▸ Data excerpt
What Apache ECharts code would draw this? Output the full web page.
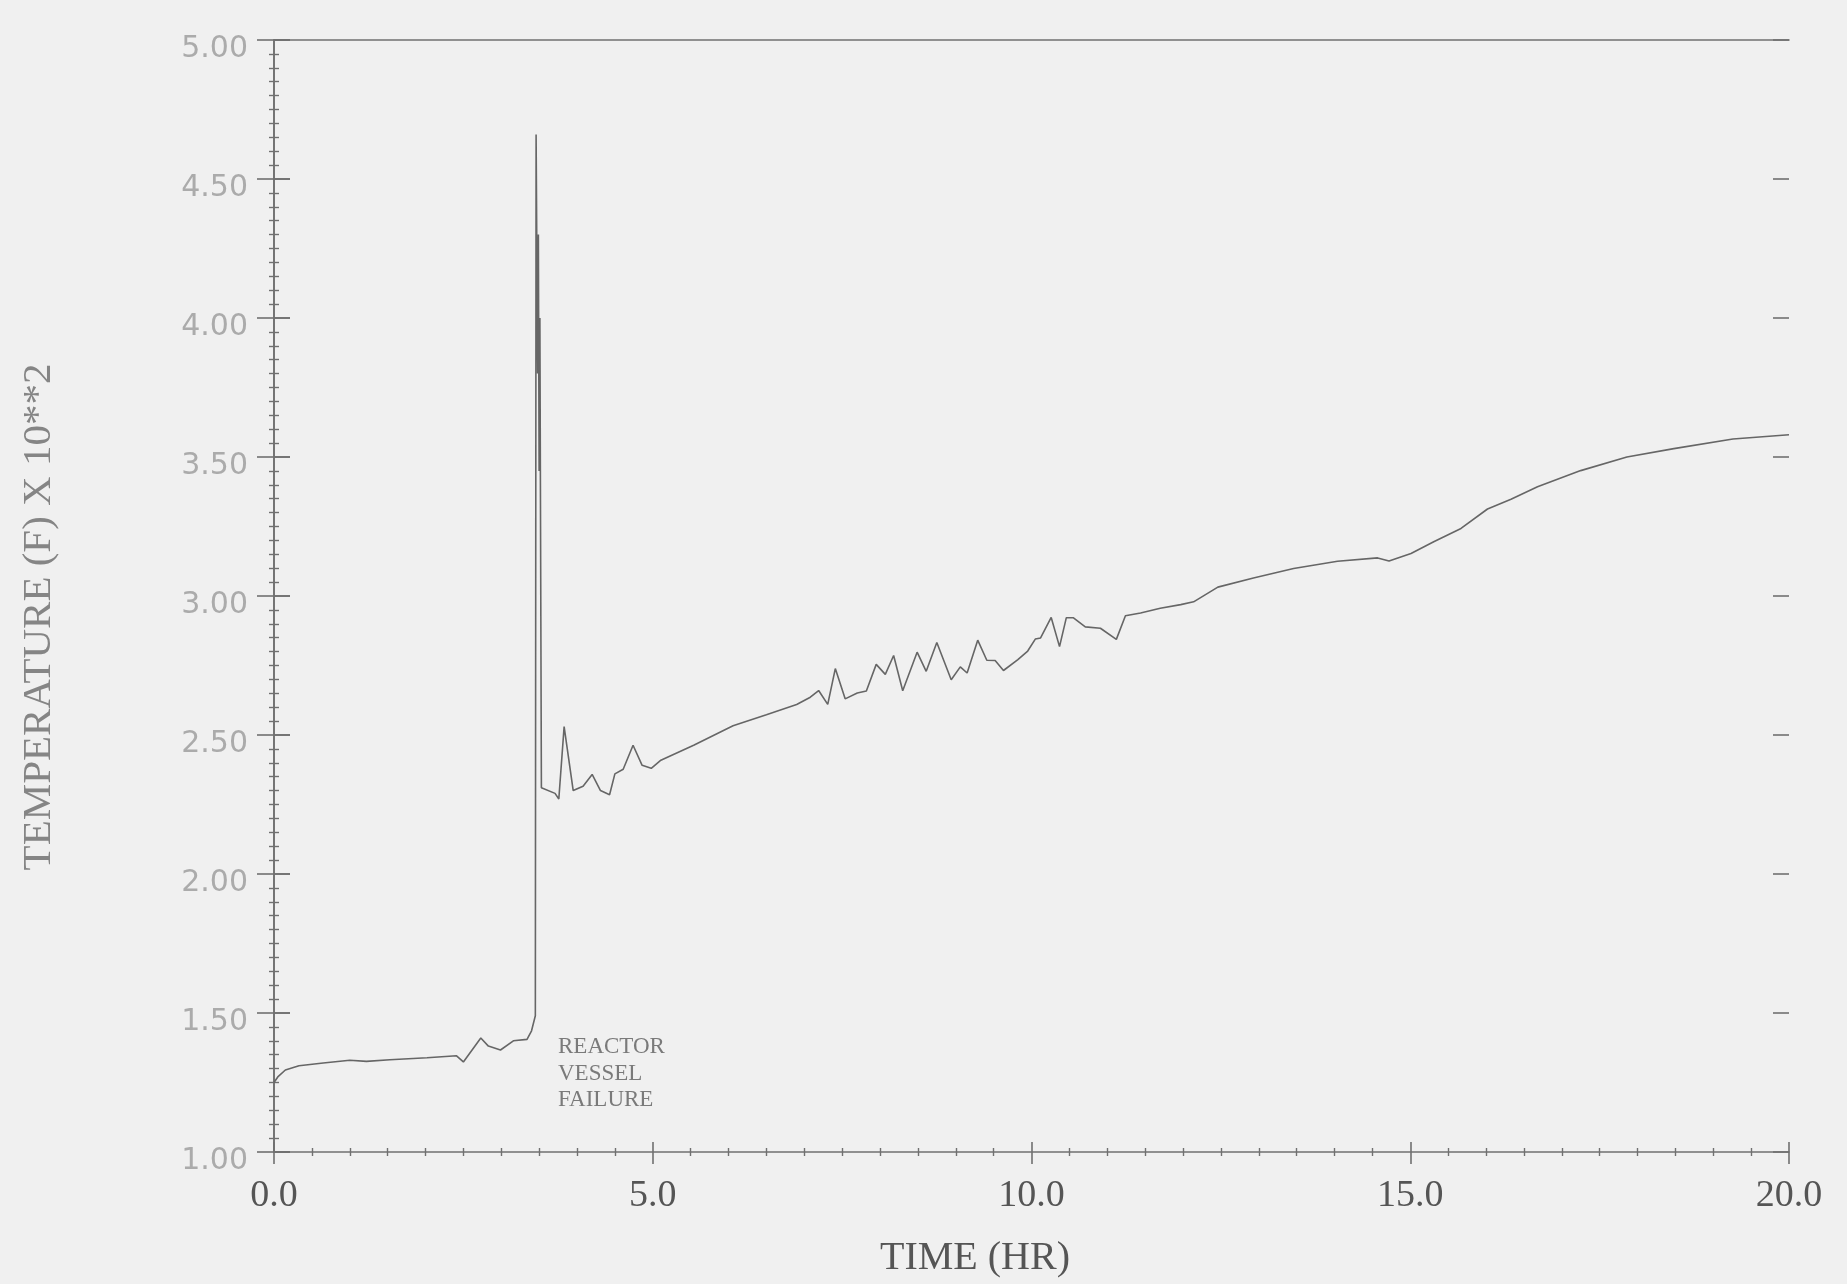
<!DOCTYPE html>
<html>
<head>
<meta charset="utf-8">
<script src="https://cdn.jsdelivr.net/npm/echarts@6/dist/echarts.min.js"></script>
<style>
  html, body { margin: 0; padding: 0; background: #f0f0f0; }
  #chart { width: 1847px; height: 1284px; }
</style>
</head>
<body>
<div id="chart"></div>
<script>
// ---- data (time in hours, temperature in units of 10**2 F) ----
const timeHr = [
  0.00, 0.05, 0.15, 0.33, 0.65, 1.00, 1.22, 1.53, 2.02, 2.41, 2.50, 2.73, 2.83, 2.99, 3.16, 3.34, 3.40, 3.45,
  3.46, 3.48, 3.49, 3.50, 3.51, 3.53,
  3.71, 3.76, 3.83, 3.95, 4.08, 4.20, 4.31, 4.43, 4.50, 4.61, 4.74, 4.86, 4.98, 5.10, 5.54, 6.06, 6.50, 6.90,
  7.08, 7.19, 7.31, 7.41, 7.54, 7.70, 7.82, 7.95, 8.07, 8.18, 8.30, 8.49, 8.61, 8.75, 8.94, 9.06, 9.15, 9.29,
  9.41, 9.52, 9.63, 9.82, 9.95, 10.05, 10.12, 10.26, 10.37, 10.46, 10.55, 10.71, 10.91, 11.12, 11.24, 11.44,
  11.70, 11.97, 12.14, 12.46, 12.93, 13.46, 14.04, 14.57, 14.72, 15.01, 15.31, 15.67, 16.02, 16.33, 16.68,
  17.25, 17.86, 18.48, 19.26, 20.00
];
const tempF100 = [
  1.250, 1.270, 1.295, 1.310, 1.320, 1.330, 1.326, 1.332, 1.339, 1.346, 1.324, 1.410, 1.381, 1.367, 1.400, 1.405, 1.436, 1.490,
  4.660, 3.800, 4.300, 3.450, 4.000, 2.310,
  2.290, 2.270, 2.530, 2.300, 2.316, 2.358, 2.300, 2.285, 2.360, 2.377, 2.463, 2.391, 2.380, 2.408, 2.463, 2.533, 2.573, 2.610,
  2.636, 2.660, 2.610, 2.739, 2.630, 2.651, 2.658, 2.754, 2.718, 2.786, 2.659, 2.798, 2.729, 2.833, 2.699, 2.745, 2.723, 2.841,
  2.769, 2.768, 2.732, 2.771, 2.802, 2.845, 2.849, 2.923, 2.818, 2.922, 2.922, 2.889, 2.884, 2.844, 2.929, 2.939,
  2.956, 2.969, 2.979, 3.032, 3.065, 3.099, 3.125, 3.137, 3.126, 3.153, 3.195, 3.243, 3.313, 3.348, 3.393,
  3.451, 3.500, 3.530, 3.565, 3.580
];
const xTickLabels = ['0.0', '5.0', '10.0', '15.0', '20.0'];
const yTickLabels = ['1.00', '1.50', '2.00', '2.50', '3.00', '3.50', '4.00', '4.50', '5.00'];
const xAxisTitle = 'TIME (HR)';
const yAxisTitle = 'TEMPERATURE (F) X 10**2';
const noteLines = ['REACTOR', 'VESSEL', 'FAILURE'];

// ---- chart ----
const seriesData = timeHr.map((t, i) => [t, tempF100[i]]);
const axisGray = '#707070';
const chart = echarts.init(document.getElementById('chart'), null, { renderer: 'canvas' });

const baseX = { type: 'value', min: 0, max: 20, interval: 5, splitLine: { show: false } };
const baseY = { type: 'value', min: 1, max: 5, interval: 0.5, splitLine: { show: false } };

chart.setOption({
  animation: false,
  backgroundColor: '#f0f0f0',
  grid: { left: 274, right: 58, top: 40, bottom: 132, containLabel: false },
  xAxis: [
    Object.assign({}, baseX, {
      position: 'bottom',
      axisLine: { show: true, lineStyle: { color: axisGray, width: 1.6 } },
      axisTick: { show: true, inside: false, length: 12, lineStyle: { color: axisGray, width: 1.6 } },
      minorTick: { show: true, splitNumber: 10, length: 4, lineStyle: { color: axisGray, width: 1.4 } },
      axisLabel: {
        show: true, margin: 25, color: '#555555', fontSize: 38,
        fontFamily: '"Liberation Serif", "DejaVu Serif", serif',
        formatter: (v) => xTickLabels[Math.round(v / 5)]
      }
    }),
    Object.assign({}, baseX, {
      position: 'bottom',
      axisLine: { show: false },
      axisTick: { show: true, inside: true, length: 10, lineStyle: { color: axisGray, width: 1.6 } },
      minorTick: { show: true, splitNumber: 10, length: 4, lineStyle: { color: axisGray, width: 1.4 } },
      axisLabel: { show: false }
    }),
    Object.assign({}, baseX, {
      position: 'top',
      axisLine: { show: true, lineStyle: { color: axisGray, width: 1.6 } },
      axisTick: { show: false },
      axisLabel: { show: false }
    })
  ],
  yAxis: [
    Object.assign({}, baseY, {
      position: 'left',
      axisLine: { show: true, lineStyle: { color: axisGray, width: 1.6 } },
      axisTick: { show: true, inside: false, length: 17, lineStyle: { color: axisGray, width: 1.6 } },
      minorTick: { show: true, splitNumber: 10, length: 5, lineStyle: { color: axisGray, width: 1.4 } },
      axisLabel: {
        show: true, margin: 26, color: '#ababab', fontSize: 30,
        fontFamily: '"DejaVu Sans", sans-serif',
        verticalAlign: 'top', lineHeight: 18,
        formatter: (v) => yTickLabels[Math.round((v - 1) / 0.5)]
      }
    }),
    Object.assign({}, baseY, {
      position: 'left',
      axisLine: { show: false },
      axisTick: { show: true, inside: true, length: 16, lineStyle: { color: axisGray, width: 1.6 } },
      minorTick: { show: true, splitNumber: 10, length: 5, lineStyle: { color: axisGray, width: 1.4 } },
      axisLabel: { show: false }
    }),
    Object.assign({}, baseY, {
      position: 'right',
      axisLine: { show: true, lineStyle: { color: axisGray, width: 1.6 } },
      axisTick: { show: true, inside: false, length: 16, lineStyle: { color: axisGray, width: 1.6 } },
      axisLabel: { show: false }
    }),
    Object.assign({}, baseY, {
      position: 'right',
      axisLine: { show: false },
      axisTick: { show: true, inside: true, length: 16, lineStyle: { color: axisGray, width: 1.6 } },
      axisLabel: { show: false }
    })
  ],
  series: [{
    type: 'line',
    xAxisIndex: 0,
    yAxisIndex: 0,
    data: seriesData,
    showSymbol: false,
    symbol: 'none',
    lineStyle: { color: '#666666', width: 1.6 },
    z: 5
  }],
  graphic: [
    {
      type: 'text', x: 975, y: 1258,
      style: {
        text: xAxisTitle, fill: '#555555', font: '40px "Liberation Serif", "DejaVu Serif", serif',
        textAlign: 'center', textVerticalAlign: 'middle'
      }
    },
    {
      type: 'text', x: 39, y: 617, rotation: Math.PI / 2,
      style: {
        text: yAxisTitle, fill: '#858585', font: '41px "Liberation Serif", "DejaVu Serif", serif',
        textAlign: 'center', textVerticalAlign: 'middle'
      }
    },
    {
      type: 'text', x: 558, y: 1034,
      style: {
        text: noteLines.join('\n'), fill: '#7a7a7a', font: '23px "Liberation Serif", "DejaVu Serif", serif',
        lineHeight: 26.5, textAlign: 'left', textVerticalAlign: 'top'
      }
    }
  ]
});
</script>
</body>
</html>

▸ Problem
Your task is an exact transcription of all the data, minus the pictures.

▸ Response to the task
What Apache ECharts code would draw this? Output the full web page.
<!DOCTYPE html>
<html>
<head>
<meta charset="utf-8">
<script src="https://cdn.jsdelivr.net/npm/echarts@6/dist/echarts.min.js"></script>
<style>
  html, body { margin: 0; padding: 0; background: #f0f0f0; }
  #chart { width: 1847px; height: 1284px; }
</style>
</head>
<body>
<div id="chart"></div>
<script>
// ---- data (time in hours, temperature in units of 10**2 F) ----
const timeHr = [
  0.00, 0.05, 0.15, 0.33, 0.65, 1.00, 1.22, 1.53, 2.02, 2.41, 2.50, 2.73, 2.83, 2.99, 3.16, 3.34, 3.40, 3.45,
  3.46, 3.48, 3.49, 3.50, 3.51, 3.53,
  3.71, 3.76, 3.83, 3.95, 4.08, 4.20, 4.31, 4.43, 4.50, 4.61, 4.74, 4.86, 4.98, 5.10, 5.54, 6.06, 6.50, 6.90,
  7.08, 7.19, 7.31, 7.41, 7.54, 7.70, 7.82, 7.95, 8.07, 8.18, 8.30, 8.49, 8.61, 8.75, 8.94, 9.06, 9.15, 9.29,
  9.41, 9.52, 9.63, 9.82, 9.95, 10.05, 10.12, 10.26, 10.37, 10.46, 10.55, 10.71, 10.91, 11.12, 11.24, 11.44,
  11.70, 11.97, 12.14, 12.46, 12.93, 13.46, 14.04, 14.57, 14.72, 15.01, 15.31, 15.67, 16.02, 16.33, 16.68,
  17.25, 17.86, 18.48, 19.26, 20.00
];
const tempF100 = [
  1.250, 1.270, 1.295, 1.310, 1.320, 1.330, 1.326, 1.332, 1.339, 1.346, 1.324, 1.410, 1.381, 1.367, 1.400, 1.405, 1.436, 1.490,
  4.660, 3.800, 4.300, 3.450, 4.000, 2.310,
  2.290, 2.270, 2.530, 2.300, 2.316, 2.358, 2.300, 2.285, 2.360, 2.377, 2.463, 2.391, 2.380, 2.408, 2.463, 2.533, 2.573, 2.610,
  2.636, 2.660, 2.610, 2.739, 2.630, 2.651, 2.658, 2.754, 2.718, 2.786, 2.659, 2.798, 2.729, 2.833, 2.699, 2.745, 2.723, 2.841,
  2.769, 2.768, 2.732, 2.771, 2.802, 2.845, 2.849, 2.923, 2.818, 2.922, 2.922, 2.889, 2.884, 2.844, 2.929, 2.939,
  2.956, 2.969, 2.979, 3.032, 3.065, 3.099, 3.125, 3.137, 3.126, 3.153, 3.195, 3.243, 3.313, 3.348, 3.393,
  3.451, 3.500, 3.530, 3.565, 3.580
];
const xTickLabels = ['0.0', '5.0', '10.0', '15.0', '20.0'];
const yTickLabels = ['1.00', '1.50', '2.00', '2.50', '3.00', '3.50', '4.00', '4.50', '5.00'];
const xAxisTitle = 'TIME (HR)';
const yAxisTitle = 'TEMPERATURE (F) X 10**2';
const noteLines = ['REACTOR', 'VESSEL', 'FAILURE'];

// ---- chart ----
const seriesData = timeHr.map((t, i) => [t, tempF100[i]]);
const axisGray = '#707070';
const chart = echarts.init(document.getElementById('chart'), null, { renderer: 'canvas' });

const baseX = { type: 'value', min: 0, max: 20, interval: 5, splitLine: { show: false } };
const baseY = { type: 'value', min: 1, max: 5, interval: 0.5, splitLine: { show: false } };

chart.setOption({
  animation: false,
  backgroundColor: '#f0f0f0',
  grid: { left: 274, right: 58, top: 40, bottom: 132, containLabel: false },
  xAxis: [
    Object.assign({}, baseX, {
      position: 'bottom',
      axisLine: { show: true, lineStyle: { color: axisGray, width: 1.6 } },
      axisTick: { show: true, inside: false, length: 12, lineStyle: { color: axisGray, width: 1.6 } },
      minorTick: { show: true, splitNumber: 10, length: 4, lineStyle: { color: axisGray, width: 1.4 } },
      axisLabel: {
        show: true, margin: 25, color: '#555555', fontSize: 38,
        fontFamily: '"Liberation Serif", "DejaVu Serif", serif',
        formatter: (v) => xTickLabels[Math.round(v / 5)]
      }
    }),
    Object.assign({}, baseX, {
      position: 'bottom',
      axisLine: { show: false },
      axisTick: { show: true, inside: true, length: 10, lineStyle: { color: axisGray, width: 1.6 } },
      minorTick: { show: true, splitNumber: 10, length: 4, lineStyle: { color: axisGray, width: 1.4 } },
      axisLabel: { show: false }
    }),
    Object.assign({}, baseX, {
      position: 'top',
      axisLine: { show: true, lineStyle: { color: axisGray, width: 1.6 } },
      axisTick: { show: false },
      axisLabel: { show: false }
    })
  ],
  yAxis: [
    Object.assign({}, baseY, {
      position: 'left',
      axisLine: { show: true, lineStyle: { color: axisGray, width: 1.6 } },
      axisTick: { show: true, inside: false, length: 17, lineStyle: { color: axisGray, width: 1.6 } },
      minorTick: { show: true, splitNumber: 10, length: 5, lineStyle: { color: axisGray, width: 1.4 } },
      axisLabel: {
        show: true, margin: 26, color: '#ababab', fontSize: 30,
        fontFamily: '"DejaVu Sans", sans-serif',
        verticalAlign: 'top', lineHeight: 18,
        formatter: (v) => yTickLabels[Math.round((v - 1) / 0.5)]
      }
    }),
    Object.assign({}, baseY, {
      position: 'left',
      axisLine: { show: false },
      axisTick: { show: true, inside: true, length: 16, lineStyle: { color: axisGray, width: 1.6 } },
      minorTick: { show: true, splitNumber: 10, length: 5, lineStyle: { color: axisGray, width: 1.4 } },
      axisLabel: { show: false }
    }),
    Object.assign({}, baseY, {
      position: 'right',
      axisLine: { show: true, lineStyle: { color: axisGray, width: 1.6 } },
      axisTick: { show: true, inside: false, length: 16, lineStyle: { color: axisGray, width: 1.6 } },
      axisLabel: { show: false }
    }),
    Object.assign({}, baseY, {
      position: 'right',
      axisLine: { show: false },
      axisTick: { show: true, inside: true, length: 16, lineStyle: { color: axisGray, width: 1.6 } },
      axisLabel: { show: false }
    })
  ],
  series: [{
    type: 'line',
    xAxisIndex: 0,
    yAxisIndex: 0,
    data: seriesData,
    showSymbol: false,
    symbol: 'none',
    lineStyle: { color: '#666666', width: 1.6 },
    z: 5
  }],
  graphic: [
    {
      type: 'text', x: 975, y: 1258,
      style: {
        text: xAxisTitle, fill: '#555555', font: '40px "Liberation Serif", "DejaVu Serif", serif',
        textAlign: 'center', textVerticalAlign: 'middle'
      }
    },
    {
      type: 'text', x: 39, y: 617, rotation: Math.PI / 2,
      style: {
        text: yAxisTitle, fill: '#858585', font: '41px "Liberation Serif", "DejaVu Serif", serif',
        textAlign: 'center', textVerticalAlign: 'middle'
      }
    },
    {
      type: 'text', x: 558, y: 1034,
      style: {
        text: noteLines.join('\n'), fill: '#7a7a7a', font: '23px "Liberation Serif", "DejaVu Serif", serif',
        lineHeight: 26.5, textAlign: 'left', textVerticalAlign: 'top'
      }
    }
  ]
});
</script>
</body>
</html>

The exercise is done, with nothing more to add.